PROMPT => Omit all pictures. Copy the rest of the material exactly.

GIVEN DATA =>
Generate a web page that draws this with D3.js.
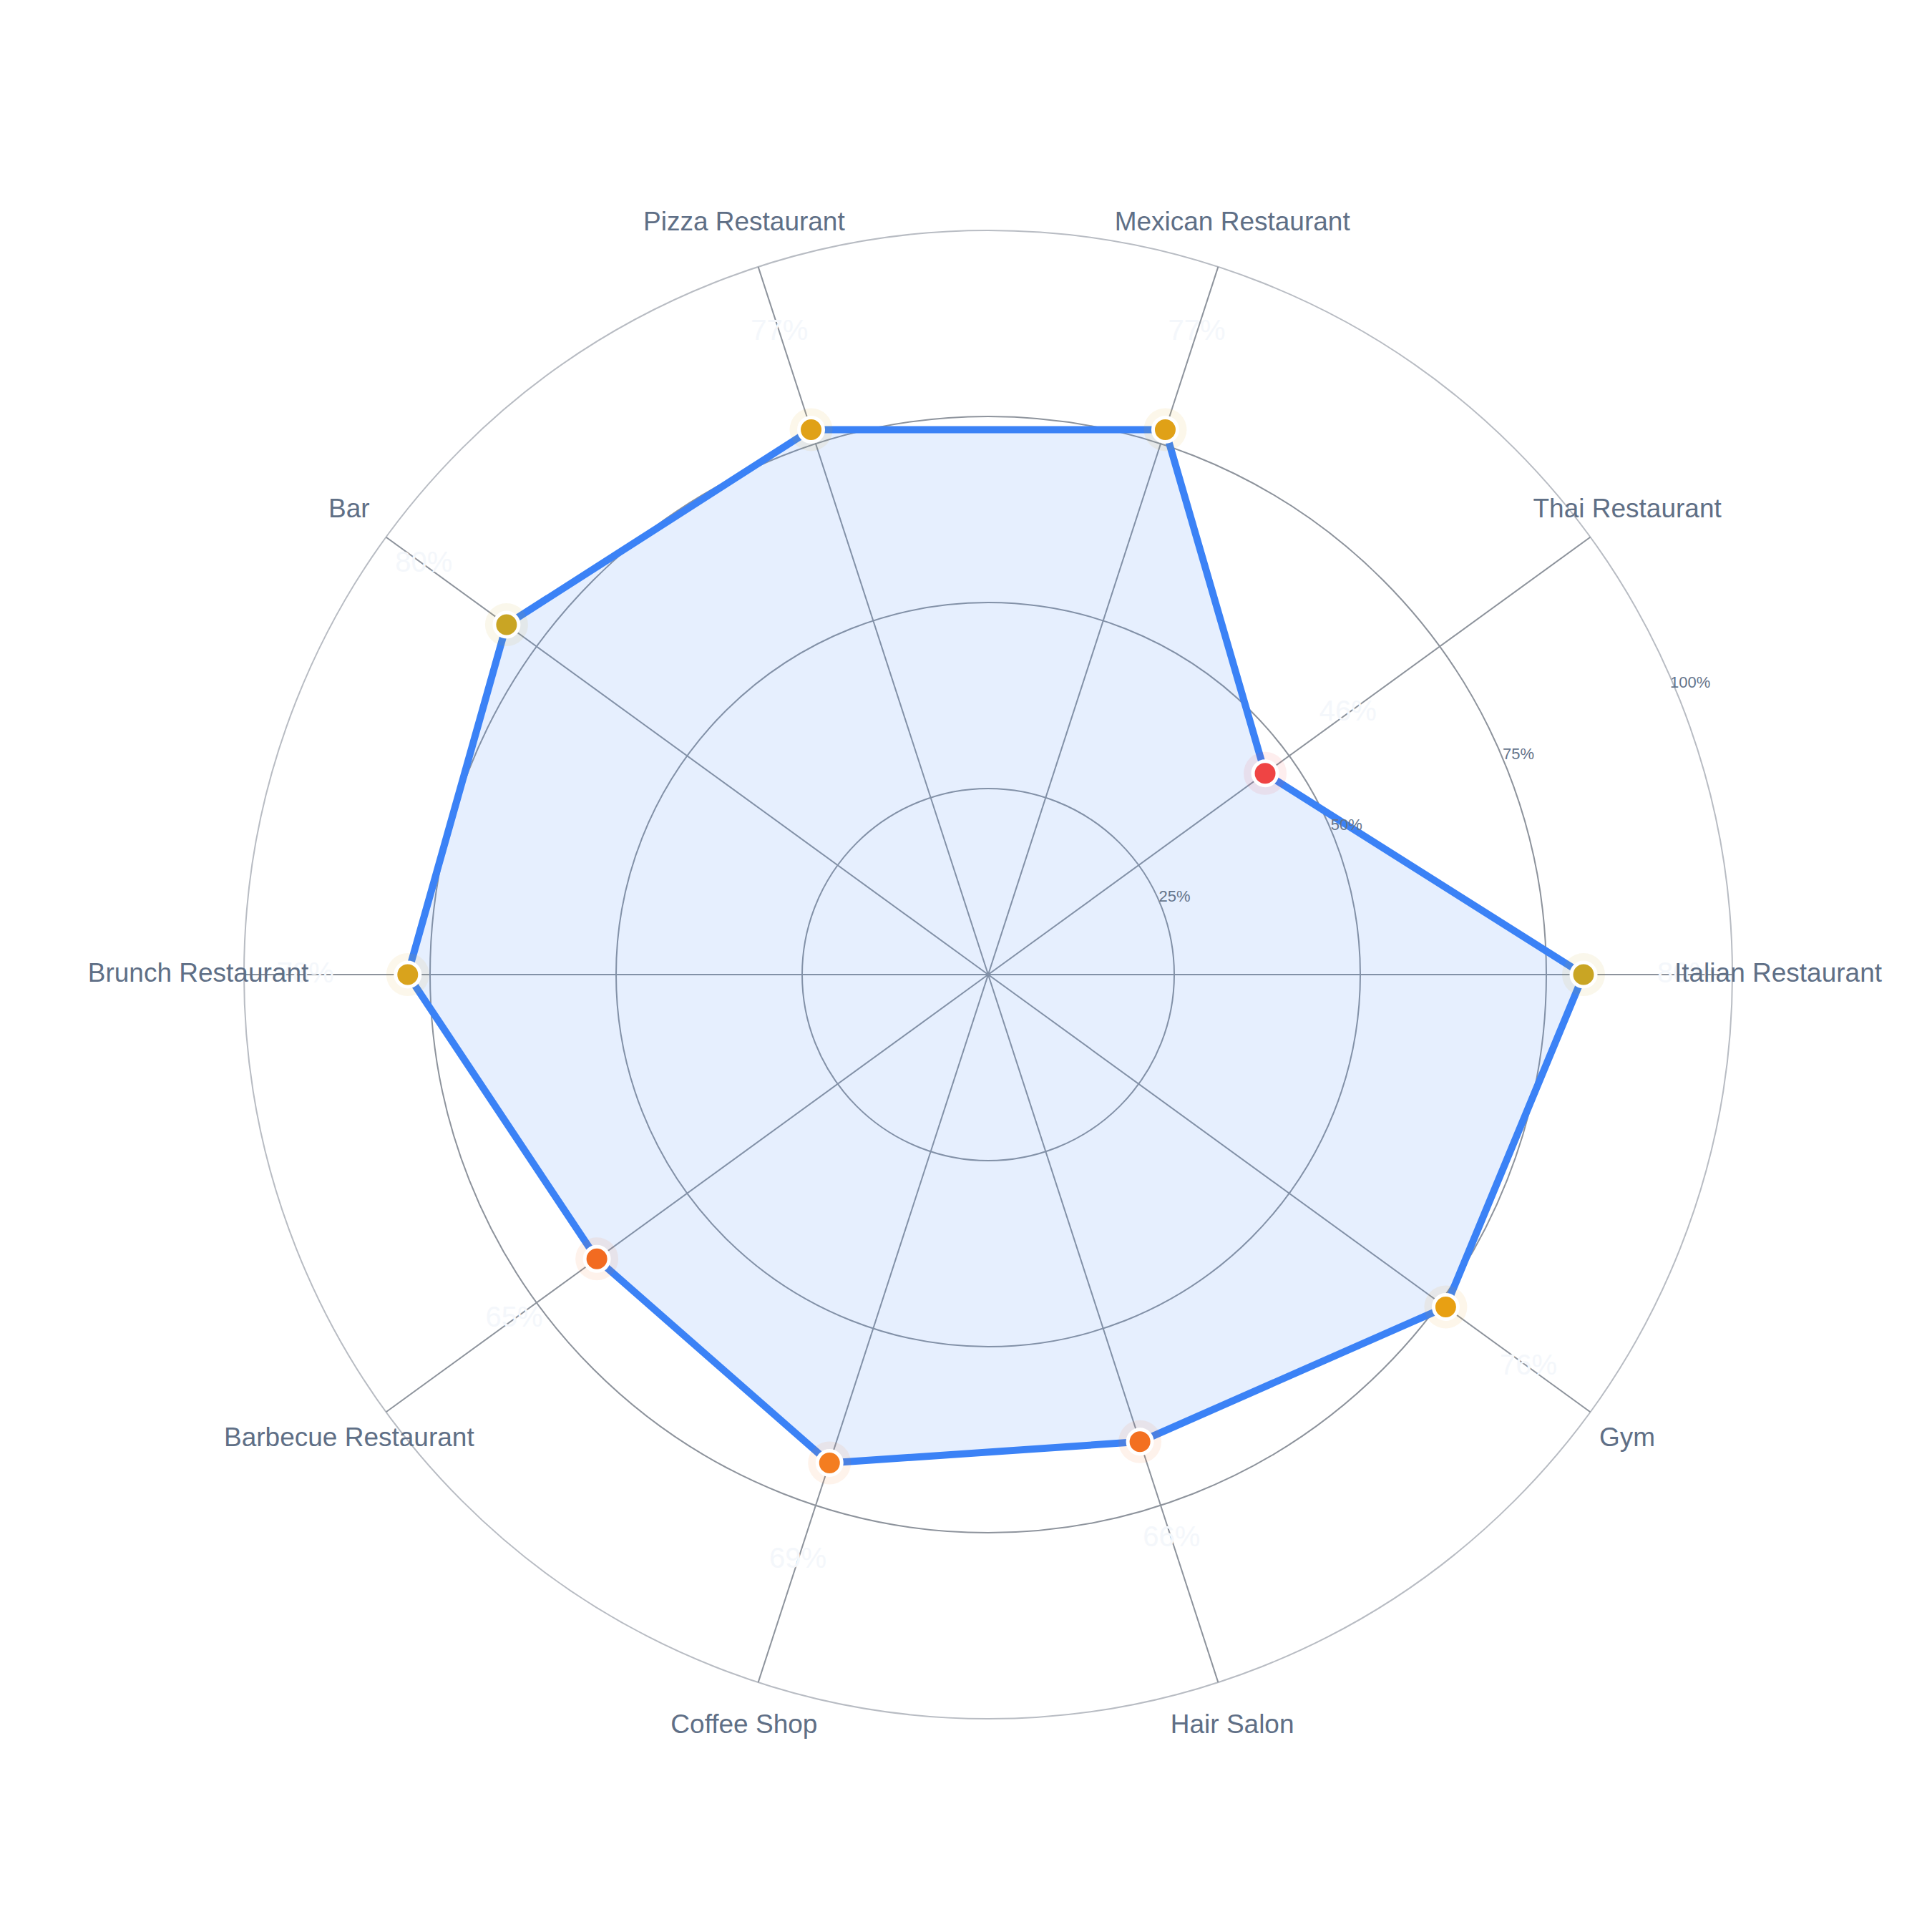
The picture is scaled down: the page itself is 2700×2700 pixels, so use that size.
<!DOCTYPE html>
<html><head><meta charset="utf-8">
<script src="https://cdn.jsdelivr.net/npm/d3@7"></script>
<style>body{margin:0;background:#fff}svg{display:block}</style>
</head><body>
<svg id="c" width="2700" height="2700"></svg>
<script>
const categories = ["Italian Restaurant","Thai Restaurant","Mexican Restaurant","Pizza Restaurant","Bar","Brunch Restaurant","Barbecue Restaurant","Coffee Shop","Hair Salon","Gym"];
const values = [80,46,77,77,80,78,65,69,66,76];
const ticks = [25,50,75,100];

const svg = d3.select("#c");
const cx = 1381, cy = 1362, R = 1040;
const g = svg.append("g").attr("transform", `translate(${cx},${cy})`);
const r = d3.scaleLinear().domain([0,100]).range([0,R]);
const ang = d3.scaleLinear().domain([0, categories.length]).range([0, 2*Math.PI]);
const pos = (i, rad) => [rad*Math.cos(-ang(i)), rad*Math.sin(-ang(i))];
const color = d3.scaleLinear().domain([46,65,70,76,80]).range(['#ef4444','#f26b21','#f58220','#e8a013','#c9a524']);
const font = "'Liberation Sans', Arial, sans-serif";

ticks.forEach(t => {
  g.append("circle").attr("r", r(t)).attr("fill","none")
   .attr("stroke", t===100 ? "#b8bcc3" : "#8d939c").attr("stroke-width", 2);
});
categories.forEach((c,i) => {
  const [x,y] = pos(i, r(100));
  g.append("line").attr("x1",0).attr("y1",0).attr("x2",x).attr("y2",y)
   .attr("stroke","#8d939c").attr("stroke-width",2);
});
const pts = values.map((v,i) => pos(i, r(v)));
const line = d3.line().curve(d3.curveLinearClosed);
g.append("path").attr("d", line(pts)).attr("fill","#3b82f6").attr("fill-opacity",0.13)
 .attr("stroke","#3b82f6").attr("stroke-width",10).attr("stroke-linejoin","round");

ticks.forEach(t => {
  const a = 22.5*Math.PI/180, rad = r(t)+22;
  g.append("text").attr("x", rad*Math.cos(a)).attr("y", -rad*Math.sin(a))
   .attr("text-anchor","middle").attr("dominant-baseline","middle")
   .attr("font-family",font).attr("font-size",22).attr("fill","#64748b").text(t+"%");
});

values.forEach((v,i) => {
  const [x,y] = pos(i, r(v));
  g.append("circle").attr("cx",x).attr("cy",y).attr("r",30).attr("fill",color(v)).attr("fill-opacity",0.09);
  g.append("circle").attr("cx",x).attr("cy",y).attr("r",17).attr("fill",color(v))
   .attr("stroke","#fff").attr("stroke-width",5);
});

values.forEach((v,i) => {
  const [x,y] = pos(i, r(v)+143);
  g.append("text").attr("x",x).attr("y",y).attr("text-anchor","middle").attr("dominant-baseline","middle")
   .attr("font-family",font).attr("font-size",40).attr("fill","#f4f7fb").text(v+"%");
});

categories.forEach((c,i) => {
  const [x,y] = pos(i, 1104);
  g.append("text").attr("x",x).attr("y",y).attr("text-anchor","middle").attr("dominant-baseline","middle")
   .attr("font-family",font).attr("font-size",37).attr("fill","#5f6f86").text(c);
});
</script>
</body></html>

WRITTEN SOLUTION =>
Generate a web page that draws this with D3.js.
The picture is scaled down: the page itself is 2700×2700 pixels, so use that size.
<!DOCTYPE html>
<html><head><meta charset="utf-8">
<script src="https://cdn.jsdelivr.net/npm/d3@7"></script>
<style>body{margin:0;background:#fff}svg{display:block}</style>
</head><body>
<svg id="c" width="2700" height="2700"></svg>
<script>
const categories = ["Italian Restaurant","Thai Restaurant","Mexican Restaurant","Pizza Restaurant","Bar","Brunch Restaurant","Barbecue Restaurant","Coffee Shop","Hair Salon","Gym"];
const values = [80,46,77,77,80,78,65,69,66,76];
const ticks = [25,50,75,100];

const svg = d3.select("#c");
const cx = 1381, cy = 1362, R = 1040;
const g = svg.append("g").attr("transform", `translate(${cx},${cy})`);
const r = d3.scaleLinear().domain([0,100]).range([0,R]);
const ang = d3.scaleLinear().domain([0, categories.length]).range([0, 2*Math.PI]);
const pos = (i, rad) => [rad*Math.cos(-ang(i)), rad*Math.sin(-ang(i))];
const color = d3.scaleLinear().domain([46,65,70,76,80]).range(['#ef4444','#f26b21','#f58220','#e8a013','#c9a524']);
const font = "'Liberation Sans', Arial, sans-serif";

ticks.forEach(t => {
  g.append("circle").attr("r", r(t)).attr("fill","none")
   .attr("stroke", t===100 ? "#b8bcc3" : "#8d939c").attr("stroke-width", 2);
});
categories.forEach((c,i) => {
  const [x,y] = pos(i, r(100));
  g.append("line").attr("x1",0).attr("y1",0).attr("x2",x).attr("y2",y)
   .attr("stroke","#8d939c").attr("stroke-width",2);
});
const pts = values.map((v,i) => pos(i, r(v)));
const line = d3.line().curve(d3.curveLinearClosed);
g.append("path").attr("d", line(pts)).attr("fill","#3b82f6").attr("fill-opacity",0.13)
 .attr("stroke","#3b82f6").attr("stroke-width",10).attr("stroke-linejoin","round");

ticks.forEach(t => {
  const a = 22.5*Math.PI/180, rad = r(t)+22;
  g.append("text").attr("x", rad*Math.cos(a)).attr("y", -rad*Math.sin(a))
   .attr("text-anchor","middle").attr("dominant-baseline","middle")
   .attr("font-family",font).attr("font-size",22).attr("fill","#64748b").text(t+"%");
});

values.forEach((v,i) => {
  const [x,y] = pos(i, r(v));
  g.append("circle").attr("cx",x).attr("cy",y).attr("r",30).attr("fill",color(v)).attr("fill-opacity",0.09);
  g.append("circle").attr("cx",x).attr("cy",y).attr("r",17).attr("fill",color(v))
   .attr("stroke","#fff").attr("stroke-width",5);
});

values.forEach((v,i) => {
  const [x,y] = pos(i, r(v)+143);
  g.append("text").attr("x",x).attr("y",y).attr("text-anchor","middle").attr("dominant-baseline","middle")
   .attr("font-family",font).attr("font-size",40).attr("fill","#f4f7fb").text(v+"%");
});

categories.forEach((c,i) => {
  const [x,y] = pos(i, 1104);
  g.append("text").attr("x",x).attr("y",y).attr("text-anchor","middle").attr("dominant-baseline","middle")
   .attr("font-family",font).attr("font-size",37).attr("fill","#5f6f86").text(c);
});
</script>
</body></html>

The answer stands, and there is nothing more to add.